*** RAW DATA ***

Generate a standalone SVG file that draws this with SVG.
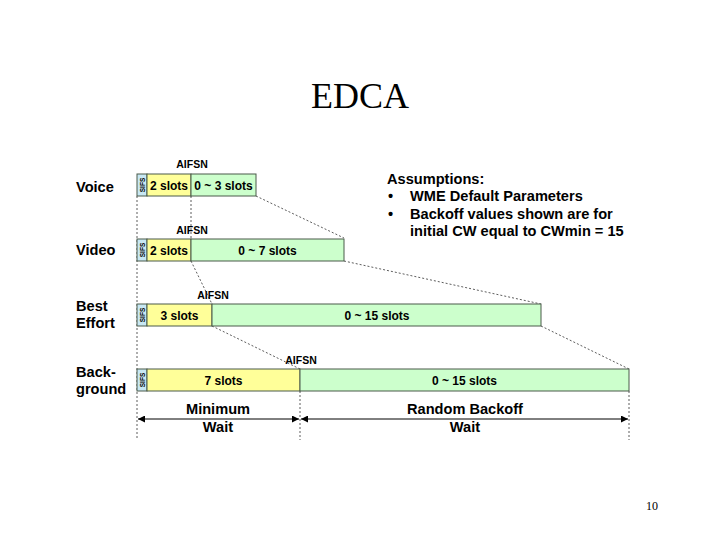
<svg xmlns="http://www.w3.org/2000/svg" width="720" height="540" viewBox="0 0 720 540">
<style>
.lbl{font-family:"Liberation Sans",Arial,sans-serif;font-weight:bold;font-size:14.6px;fill:#000}
.slot{font-family:"Liberation Sans",Arial,sans-serif;font-weight:bold;font-size:12px;fill:#000;text-anchor:middle}
.aif{font-family:"Liberation Sans",Arial,sans-serif;font-weight:bold;font-size:10.5px;fill:#000;text-anchor:middle}
.sifs{font-family:"Liberation Sans",Arial,sans-serif;font-weight:bold;font-size:6.5px;fill:#000;text-anchor:middle}
.sb{fill:#c8e8f4;stroke:#4a5a4a;stroke-width:1}
.yb{fill:#ffff99;stroke:#4a5a4a;stroke-width:1}
.gb{fill:#ccffcc;stroke:#4a5a4a;stroke-width:1}
.dash{stroke:#333;stroke-width:0.8;stroke-dasharray:2,2;fill:none}
.arr{stroke:#000;stroke-width:1;fill:none}
</style>
<defs>
<marker id="ah" viewBox="0 0 10 10" refX="10" refY="5" markerWidth="9" markerHeight="7" orient="auto-start-reverse" markerUnits="userSpaceOnUse">
<path d="M0,0 L10,5 L0,10 z" fill="#000"/>
</marker>
</defs>
<rect width="720" height="540" fill="#fff"/>
<text x="360" y="108" text-anchor="middle" font-family="Liberation Serif,'Times New Roman',serif" font-size="36" fill="#000">EDCA</text>
<text x="652" y="510" text-anchor="middle" font-family="Liberation Serif,'Times New Roman',serif" font-size="12" fill="#000">10</text>

<g id="connectors">
<line class="dash" x1="137" y1="196" x2="137" y2="440"/>
<line class="dash" x1="191" y1="196" x2="191" y2="238"/>
<line class="dash" x1="191" y1="261" x2="212" y2="304"/>
<line class="dash" x1="212" y1="326" x2="300" y2="369"/>
<line class="dash" x1="300" y1="391" x2="300" y2="440"/>
<line class="dash" x1="629" y1="391" x2="629" y2="440"/>
<line class="dash" x1="256" y1="196" x2="344" y2="238"/>
<line class="dash" x1="344" y1="261" x2="541" y2="304"/>
<line class="dash" x1="541" y1="326" x2="629" y2="369"/>
<line class="arr" x1="138" y1="419" x2="299" y2="419" marker-start="url(#ah)" marker-end="url(#ah)"/>
<line class="arr" x1="301" y1="419" x2="628" y2="419" marker-start="url(#ah)" marker-end="url(#ah)"/>
</g>

<g id="voice">
<text class="lbl" x="76" y="192">Voice</text>
<text class="aif" x="192" y="168">AIFSN</text>
<rect class="sb" x="137" y="174" width="10" height="22"/>
<text class="sifs" transform="translate(144.7,185) rotate(-90)">SIFS</text>
<rect class="yb" x="147" y="174" width="44" height="22"/>
<text class="slot" x="169" y="190">2 slots</text>
<rect class="gb" x="191" y="174" width="65" height="22"/>
<text class="slot" x="223.5" y="190">0 ~ 3 slots</text>
</g>

<g id="video">
<text class="lbl" x="76" y="255">Video</text>
<text class="aif" x="192" y="234">AIFSN</text>
<rect class="sb" x="137" y="239" width="10" height="22"/>
<text class="sifs" transform="translate(144.7,250) rotate(-90)">SIFS</text>
<rect class="yb" x="147" y="239" width="44" height="22"/>
<text class="slot" x="169" y="255">2 slots</text>
<rect class="gb" x="191" y="239" width="153" height="22"/>
<text class="slot" x="267.5" y="255">0 ~ 7 slots</text>
</g>

<g id="best-effort">
<text class="lbl" x="76" y="311">Best</text>
<text class="lbl" x="76" y="328">Effort</text>
<text class="aif" x="213" y="299">AIFSN</text>
<rect class="sb" x="137" y="304" width="10" height="22"/>
<text class="sifs" transform="translate(144.7,315) rotate(-90)">SIFS</text>
<rect class="yb" x="147" y="304" width="65" height="22"/>
<text class="slot" x="179.5" y="320">3 slots</text>
<rect class="gb" x="212" y="304" width="329" height="22"/>
<text class="slot" x="377" y="320">0 ~ 15 slots</text>
</g>

<g id="background">
<text class="lbl" x="76" y="377">Back-</text>
<text class="lbl" x="76" y="394">ground</text>
<text class="aif" x="301" y="364">AIFSN</text>
<rect class="sb" x="137" y="369" width="10" height="22"/>
<text class="sifs" transform="translate(144.7,380) rotate(-90)">SIFS</text>
<rect class="yb" x="147" y="369" width="153" height="22"/>
<text class="slot" x="223.5" y="385">7 slots</text>
<rect class="gb" x="300" y="369" width="329" height="22"/>
<text class="slot" x="464.5" y="385">0 ~ 15 slots</text>
</g>

<g id="minimum-wait">
<text class="lbl" x="218" y="414" text-anchor="middle">Minimum</text>
<text class="lbl" x="218" y="432" text-anchor="middle">Wait</text>
</g>
<g id="random-backoff-wait">
<text class="lbl" x="465" y="414" text-anchor="middle">Random Backoff</text>
<text class="lbl" x="465" y="432" text-anchor="middle">Wait</text>
</g>

<g id="assumptions">
<text class="lbl" x="387" y="184">Assumptions:</text>
<text class="lbl" x="388" y="201">•</text>
<text class="lbl" x="410" y="201">WME Default Parameters</text>
<text class="lbl" x="388" y="219">•</text>
<text class="lbl" x="410" y="219">Backoff values shown are for</text>
<text class="lbl" x="410" y="236">initial CW equal to CWmin = 15</text>
</g>
</svg>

***

■ WHAT IS NEEDED ■
Reproduce the full material exactly, excluding the pictures.

■ EXERCISE SOLUTION ■
Generate a standalone SVG file that draws this with SVG.
<svg xmlns="http://www.w3.org/2000/svg" width="720" height="540" viewBox="0 0 720 540">
<style>
.lbl{font-family:"Liberation Sans",Arial,sans-serif;font-weight:bold;font-size:14.6px;fill:#000}
.slot{font-family:"Liberation Sans",Arial,sans-serif;font-weight:bold;font-size:12px;fill:#000;text-anchor:middle}
.aif{font-family:"Liberation Sans",Arial,sans-serif;font-weight:bold;font-size:10.5px;fill:#000;text-anchor:middle}
.sifs{font-family:"Liberation Sans",Arial,sans-serif;font-weight:bold;font-size:6.5px;fill:#000;text-anchor:middle}
.sb{fill:#c8e8f4;stroke:#4a5a4a;stroke-width:1}
.yb{fill:#ffff99;stroke:#4a5a4a;stroke-width:1}
.gb{fill:#ccffcc;stroke:#4a5a4a;stroke-width:1}
.dash{stroke:#333;stroke-width:0.8;stroke-dasharray:2,2;fill:none}
.arr{stroke:#000;stroke-width:1;fill:none}
</style>
<defs>
<marker id="ah" viewBox="0 0 10 10" refX="10" refY="5" markerWidth="9" markerHeight="7" orient="auto-start-reverse" markerUnits="userSpaceOnUse">
<path d="M0,0 L10,5 L0,10 z" fill="#000"/>
</marker>
</defs>
<rect width="720" height="540" fill="#fff"/>
<text x="360" y="108" text-anchor="middle" font-family="Liberation Serif,'Times New Roman',serif" font-size="36" fill="#000">EDCA</text>
<text x="652" y="510" text-anchor="middle" font-family="Liberation Serif,'Times New Roman',serif" font-size="12" fill="#000">10</text>

<g id="connectors">
<line class="dash" x1="137" y1="196" x2="137" y2="440"/>
<line class="dash" x1="191" y1="196" x2="191" y2="238"/>
<line class="dash" x1="191" y1="261" x2="212" y2="304"/>
<line class="dash" x1="212" y1="326" x2="300" y2="369"/>
<line class="dash" x1="300" y1="391" x2="300" y2="440"/>
<line class="dash" x1="629" y1="391" x2="629" y2="440"/>
<line class="dash" x1="256" y1="196" x2="344" y2="238"/>
<line class="dash" x1="344" y1="261" x2="541" y2="304"/>
<line class="dash" x1="541" y1="326" x2="629" y2="369"/>
<line class="arr" x1="138" y1="419" x2="299" y2="419" marker-start="url(#ah)" marker-end="url(#ah)"/>
<line class="arr" x1="301" y1="419" x2="628" y2="419" marker-start="url(#ah)" marker-end="url(#ah)"/>
</g>

<g id="voice">
<text class="lbl" x="76" y="192">Voice</text>
<text class="aif" x="192" y="168">AIFSN</text>
<rect class="sb" x="137" y="174" width="10" height="22"/>
<text class="sifs" transform="translate(144.7,185) rotate(-90)">SIFS</text>
<rect class="yb" x="147" y="174" width="44" height="22"/>
<text class="slot" x="169" y="190">2 slots</text>
<rect class="gb" x="191" y="174" width="65" height="22"/>
<text class="slot" x="223.5" y="190">0 ~ 3 slots</text>
</g>

<g id="video">
<text class="lbl" x="76" y="255">Video</text>
<text class="aif" x="192" y="234">AIFSN</text>
<rect class="sb" x="137" y="239" width="10" height="22"/>
<text class="sifs" transform="translate(144.7,250) rotate(-90)">SIFS</text>
<rect class="yb" x="147" y="239" width="44" height="22"/>
<text class="slot" x="169" y="255">2 slots</text>
<rect class="gb" x="191" y="239" width="153" height="22"/>
<text class="slot" x="267.5" y="255">0 ~ 7 slots</text>
</g>

<g id="best-effort">
<text class="lbl" x="76" y="311">Best</text>
<text class="lbl" x="76" y="328">Effort</text>
<text class="aif" x="213" y="299">AIFSN</text>
<rect class="sb" x="137" y="304" width="10" height="22"/>
<text class="sifs" transform="translate(144.7,315) rotate(-90)">SIFS</text>
<rect class="yb" x="147" y="304" width="65" height="22"/>
<text class="slot" x="179.5" y="320">3 slots</text>
<rect class="gb" x="212" y="304" width="329" height="22"/>
<text class="slot" x="377" y="320">0 ~ 15 slots</text>
</g>

<g id="background">
<text class="lbl" x="76" y="377">Back-</text>
<text class="lbl" x="76" y="394">ground</text>
<text class="aif" x="301" y="364">AIFSN</text>
<rect class="sb" x="137" y="369" width="10" height="22"/>
<text class="sifs" transform="translate(144.7,380) rotate(-90)">SIFS</text>
<rect class="yb" x="147" y="369" width="153" height="22"/>
<text class="slot" x="223.5" y="385">7 slots</text>
<rect class="gb" x="300" y="369" width="329" height="22"/>
<text class="slot" x="464.5" y="385">0 ~ 15 slots</text>
</g>

<g id="minimum-wait">
<text class="lbl" x="218" y="414" text-anchor="middle">Minimum</text>
<text class="lbl" x="218" y="432" text-anchor="middle">Wait</text>
</g>
<g id="random-backoff-wait">
<text class="lbl" x="465" y="414" text-anchor="middle">Random Backoff</text>
<text class="lbl" x="465" y="432" text-anchor="middle">Wait</text>
</g>

<g id="assumptions">
<text class="lbl" x="387" y="184">Assumptions:</text>
<text class="lbl" x="388" y="201">•</text>
<text class="lbl" x="410" y="201">WME Default Parameters</text>
<text class="lbl" x="388" y="219">•</text>
<text class="lbl" x="410" y="219">Backoff values shown are for</text>
<text class="lbl" x="410" y="236">initial CW equal to CWmin = 15</text>
</g>
</svg>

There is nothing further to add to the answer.